What about performance with long retention?
Tiered storage ensures performance where it matters. Recent data stays fast. Older data remains accessible but cost efficient. Security teams get the best of both worlds.
Is this approach future proof?
Elastic evolves rapidly. New detection capabilities, integrations and analytics features arrive regularly. A unified stack adapts more easily than a collection of siloed tools.
According to Elastic’s own security research, organisations using a unified data platform reduce investigation time by up to 50 percent because analysts no longer switch between tools.

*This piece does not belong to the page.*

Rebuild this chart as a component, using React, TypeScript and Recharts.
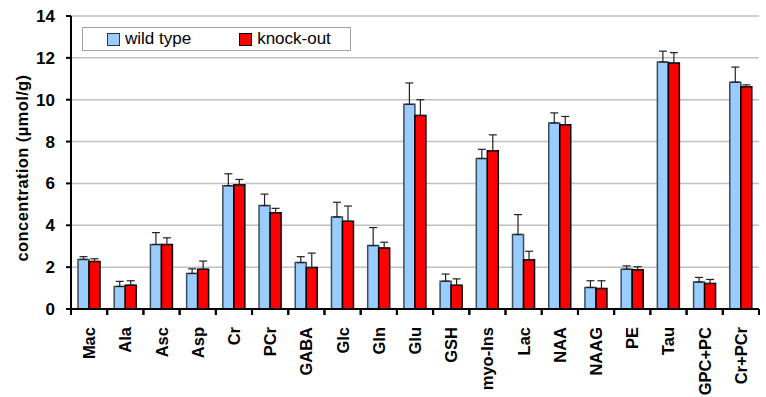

Source: Elastic Security Labs
This aligns with what we see across our customer engagements.
Practical use cases we see in the field
In our experience, this unified Elastic Stack has key use cases which are discussed:
- Cloud first enterprises: Organisations running workloads across AWS, Azure and Google Cloud use Elastic to centralise logs and security events. SIEM and retention operate consistently across environments.
- Regulated industries: Banks, healthcare providers and insurers rely on long term log retention. Elastic allows them to meet regulatory timelines while keeping data searchable for investigations.
- SOC modernisation programmes: Many SOCs move away from legacy SIEM platforms. Elastic provides a modern alternative that unifies analytics and storage without heavy constraints.
Conclusion
Security data will only keep growing. Splitting SIEM and log retention across multiple platforms adds friction, cost and risk.
A single Elastic Stack brings them together. One data layer. One operational model. Better outcomes. If you are rethinking your SIEM or struggling with log retention costs, now is the time to simplify. We help organisations design Elastic Stack architectures that scale securely and sensibly.
Speak to our experts today to explore how our Elastic Stack Consulting can strengthen your security operations.
SIEM and Log Retention in a Single Elastic Stack FAQs
How long can logs be retained in the Elastic Stack?
Elastic supports retention from days to several years, depending on storage tiers and compliance needs.
Does Elastic replace traditional SIEM tools completely?
For many organisations, yes. Elastic Security provides core SIEM capabilities with greater flexibility.
Can Elastic handle encrypted and sensitive logs?
Yes. Elastic supports encryption at rest and in transit, along with role-based access controls.
Is Elastic suitable for small security teams?
It can be. With the right design and managed support, even lean teams can benefit.